Find the number of lines containing the string "seaborn" in the data. Answer with the number by itself.
.....
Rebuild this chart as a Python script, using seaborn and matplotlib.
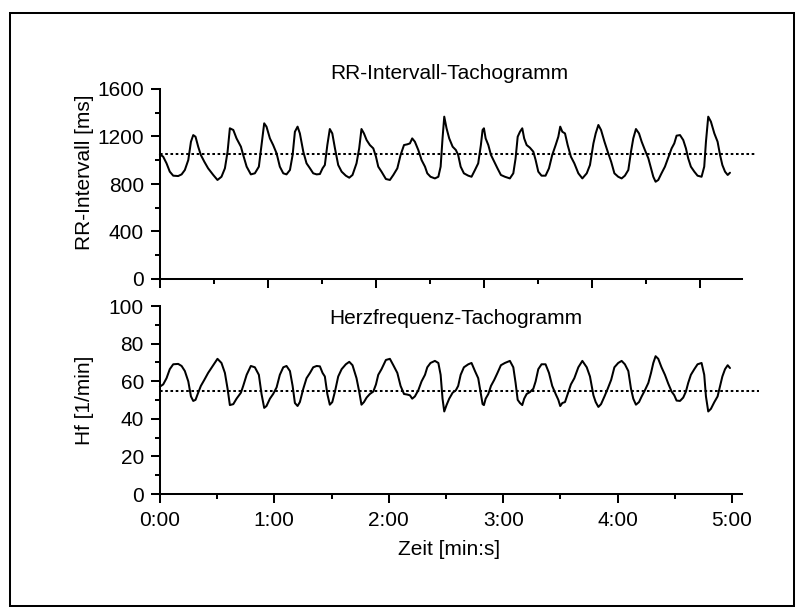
import numpy as np
import pandas as pd
import matplotlib
matplotlib.use("Agg")
import matplotlib.pyplot as plt
from matplotlib.patches import Rectangle
import seaborn as sns

# ---------------- data (time in seconds) ----------------
time_s = [
    0, 1.75, 3.5, 5.2, 7.0, 9.6, 11.4, 13.1, 14.9, 16.3, 17.5, 18.7, 20.1, 21.5, 23.3, 25.3,
    28.0, 30.2, 32.3, 34.1, 35.5, 36.7, 38.5, 40.2, 42.5, 43.7, 45.5, 47.7, 49.8, 51.9, 53.3,
    54.7, 55.9, 57.7, 59.4, 61.2, 62.9, 64.7, 66.4, 68.2, 69.6, 70.8, 72.2, 73.4, 75.2, 76.9,
    78.7, 80.4, 82.2, 83.9, 85.3, 86.5, 87.8, 89.1, 90.4, 91.8, 93.5, 95.3, 97.5, 99.3, 101.0,
    103.1, 104.5, 105.7, 107.0, 108.4, 110.1, 111.9, 113.3, 114.5, 116.2, 118.5, 120.6, 122.4,
    124.5, 126.2, 128.0, 129.7, 131.1, 132.3, 133.7, 135.5, 137.2, 139.0, 140.2, 141.9, 144.2,
    146.0, 147.2, 148.2, 149.1, 150.3, 151.7, 153.5, 155.2, 156.4, 157.7, 159.4, 161.7,
    163.4, 165.2, 166.9, 168.3, 169.2, 169.9, 170.8, 172.2, 173.6, 175.3, 177.0, 178.8, 180.9,
    183.5, 185.3, 186.5, 187.6, 188.8, 190.0, 191.0, 192.3, 194.0, 195.8, 197.0, 198.4, 200.1,
    202.2, 204.0, 205.7, 207.5, 208.9, 209.9, 211.0, 212.4, 213.8, 215.5, 217.3, 219.4, 221.5,
    223.8, 225.5, 227.3, 228.5, 229.9, 231.3, 233.1, 234.8, 236.6, 238.3,
    240.3, 242.1, 243.8, 245.6, 247.0, 248.2, 249.6, 251.2, 252.6, 254.3, 256.1, 257.5, 258.7,
    259.9, 261.3, 263.0, 264.8, 266.5, 268.3, 269.7, 270.9, 272.7, 274.4, 275.8, 277.0, 278.4,
    280.2, 281.9, 284.0, 285.4, 286.3, 287.5, 288.9, 290.7, 292.4, 293.7, 294.9, 296.3, 297.7,
    298.9,
]

rr_ms = [
    1050, 1030, 974, 904, 870, 867, 881, 918, 1002, 1156, 1212, 1198, 1114, 1044, 988, 932,
    876, 834, 861, 932, 1072, 1269, 1255, 1184, 1114, 1044, 946, 881, 890, 946, 1128,
    1311, 1283, 1184, 1128, 1058, 946, 890, 881, 918, 1044, 1240, 1283, 1226, 1072, 974,
    932, 890, 881, 884, 932, 960, 1128, 1263, 1226, 1100, 960, 904, 870, 853, 876,
    974, 1100, 1263, 1226, 1170, 1128, 1100, 1030, 946, 904, 842, 834, 876,
    932, 1044, 1128, 1134, 1142, 1184, 1156, 1086, 1002, 946, 890, 861, 847,
    861, 946, 1184, 1367, 1269, 1184, 1114, 1086, 1044, 946, 890, 870,
    861, 918, 974, 1128, 1255, 1269, 1184, 1128, 1044, 988, 932, 876, 861,
    847, 890, 1016, 1198, 1240, 1269, 1184, 1128, 1106, 1072, 1002, 904, 870,
    870, 932, 1044, 1128, 1198, 1283, 1240, 1226, 1128, 1030, 974, 890, 847,
    890, 960, 1142, 1226, 1297, 1255, 1156, 1072, 988, 890,
    861, 847, 870, 918, 1072, 1184, 1263, 1226, 1156, 1086, 1016, 932, 861,
    819, 834, 890, 946, 1021, 1100, 1142, 1207, 1212, 1170, 1100, 1016, 946,
    904, 870, 861, 946, 1156, 1367, 1325, 1226, 1156, 1044, 960, 904, 876,
    895,
]

hf_bpm = [
    57.1, 58.3, 61.6, 66.4, 69.0, 69.2, 68.1, 65.4, 59.9, 51.9, 49.5, 50.1, 53.9, 57.5, 60.7, 64.4,
    68.5, 71.9, 69.7, 64.4, 56.0, 47.3, 47.8, 50.7, 53.9, 57.5, 63.4, 68.1, 67.4, 63.4, 53.2,
    45.8, 46.8, 50.7, 53.2, 56.7, 63.4, 67.4, 68.1, 65.4, 57.5, 48.4, 46.8, 48.9, 56.0, 61.6,
    64.4, 67.4, 68.1, 67.9, 64.4, 62.5, 53.2, 47.5, 48.9, 54.5, 62.5, 66.4, 69.0, 70.3, 68.5,
    61.6, 54.5, 47.5, 48.9, 51.3, 53.2, 54.5, 58.3, 63.4, 66.4, 71.3, 71.9, 68.5,
    64.4, 57.5, 53.2, 52.9, 52.5, 50.7, 51.9, 55.2, 59.9, 63.4, 67.4, 69.7, 70.8,
    69.7, 63.4, 50.7, 43.9, 47.3, 50.7, 53.9, 55.2, 57.5, 63.4, 67.4, 69.0,
    69.7, 65.4, 61.6, 53.2, 47.8, 47.3, 50.7, 53.2, 57.5, 60.7, 64.4, 68.5, 69.7,
    70.8, 67.4, 59.1, 50.1, 48.4, 47.3, 50.7, 53.2, 54.2, 56.0, 59.9, 66.4, 69.0,
    69.0, 64.4, 57.5, 53.2, 50.1, 46.8, 48.4, 48.9, 53.2, 58.3, 61.6, 67.4, 70.8,
    67.4, 62.5, 52.5, 48.9, 46.3, 47.8, 51.9, 56.0, 60.7, 67.4,
    69.7, 70.8, 69.0, 65.4, 56.0, 50.7, 47.5, 48.9, 51.9, 55.2, 59.1, 64.4, 69.7,
    73.3, 71.9, 67.4, 63.4, 58.8, 54.5, 52.5, 49.7, 49.5, 51.3, 54.5, 59.1, 63.4,
    66.4, 69.0, 69.7, 63.4, 51.9, 43.9, 45.3, 48.9, 51.9, 57.5, 62.5, 66.4, 68.5,
    67.0,
]

rr_mean_line = [1050, 1050]
rr_mean_t = [0, 312.5]
hf_mean_line = [55, 55]
hf_mean_t = [0, 314]

top_title = "RR-Intervall-Tachogramm"
bottom_title = "Herzfrequenz-Tachogramm"
rr_label = "RR-Intervall [ms]"
hf_label = "Hf [1/min]"
x_label = "Zeit [min:s]"
x_major = [0, 60, 120, 180, 240, 300]
x_major_labels = ["0:00", "1:00", "2:00", "3:00", "4:00", "5:00"]
x_minor = [30, 90, 150, 210, 270]
top_x_ticks_major = [0, 56.7, 113.4, 170.0, 226.7, 283.4]
top_x_ticks_minor = [28.3, 85.0, 141.7, 198.4, 255.1]
rr_yticks = [0, 400, 800, 1200, 1600]
rr_yminor = [200, 600, 1000, 1400]
hf_yticks = [0, 20, 40, 60, 80, 100]
hf_yminor = [10, 30, 50, 70, 90]

df = pd.DataFrame({"t": time_s, "rr": rr_ms, "hf": hf_bpm})

# ---------------- style ----------------
sns.set_style("ticks")
plt.rcParams["font.family"] = ["Liberation Sans", "DejaVu Sans"]
plt.rcParams["text.color"] = "black"
plt.rcParams["axes.labelcolor"] = "black"
plt.rcParams["xtick.color"] = "black"
plt.rcParams["ytick.color"] = "black"
FS = 15
LW = 1.45

fig = plt.figure(figsize=(8.01, 6.12), dpi=100)
W, H = 801.0, 612.0
ax1 = fig.add_axes([157 / W, 1 - 279 / H, (742 - 157) / W, 190 / H])
ax2 = fig.add_axes([157 / W, 1 - 494 / H, (742 - 157) / W, 188 / H])

sns.lineplot(data=df, x="t", y="rr", ax=ax1, color="black", lw=LW, estimator=None)
sns.lineplot(data=df, x="t", y="hf", ax=ax2, color="black", lw=LW, estimator=None)
ax1.plot(rr_mean_t, rr_mean_line, color="black", lw=LW, linestyle=(0, (1.3, 1.3)), clip_on=False)
ax2.plot(hf_mean_t, hf_mean_line, color="black", lw=LW, linestyle=(0, (1.3, 1.3)), clip_on=False)

for ax in (ax1, ax2):
    ax.set_xlim(-1.5, 305.2)
    for s in ("top", "right"):
        ax.spines[s].set_visible(False)
    for s in ("left", "bottom"):
        ax.spines[s].set_linewidth(LW)
        ax.spines[s].set_color("black")
    ax.spines["left"].set_position(("data", 0))
    ax.tick_params(which="major", direction="out", length=6.5, width=LW, color="black",
                   labelsize=FS, pad=5, labelcolor="black")
    ax.tick_params(which="minor", direction="out", length=3.5, width=LW, color="black")
    ax.set_xlabel("")
    ax.set_ylabel("")

ax1.set_ylim(0, 1600)
ax1.set_yticks(rr_yticks)
ax1.set_yticks(rr_yminor, minor=True)
ax1.set_xticks(top_x_ticks_major)
ax1.set_xticks(top_x_ticks_minor, minor=True)
ax1.set_xticklabels([])

ax2.set_ylim(0, 100)
ax2.set_yticks(hf_yticks)
ax2.set_yticks(hf_yminor, minor=True)
ax2.set_xticks(x_major)
ax2.set_xticklabels(x_major_labels)
ax2.set_xticks(x_minor, minor=True)
ax2.tick_params(axis="x", which="major", pad=6)

ax1.set_ylabel(rr_label, fontsize=FS)
ax1.yaxis.set_label_coords(-0.108, 0.56)
ax2.set_ylabel(hf_label, fontsize=FS)
ax2.yaxis.set_label_coords(-0.108, 0.5)
ax2.set_xlabel(x_label, fontsize=FS)
ax2.xaxis.set_label_coords(0.5, -0.245)

ax1.text(0.5, 1.079, top_title, transform=ax1.transAxes, ha="center", va="center", fontsize=FS)
ax2.text(0.51, 0.936, bottom_title, transform=ax2.transAxes, ha="center", va="center", fontsize=FS)

fig.patches.append(Rectangle((10 / W, 1 - 606 / H), (794 - 10) / W, (606 - 13) / H,
                             transform=fig.transFigure, fill=False, edgecolor="black",
                             lw=LW, zorder=10))

fig.savefig("out.png", dpi=100, facecolor="white")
.....
* [Result of this task]
2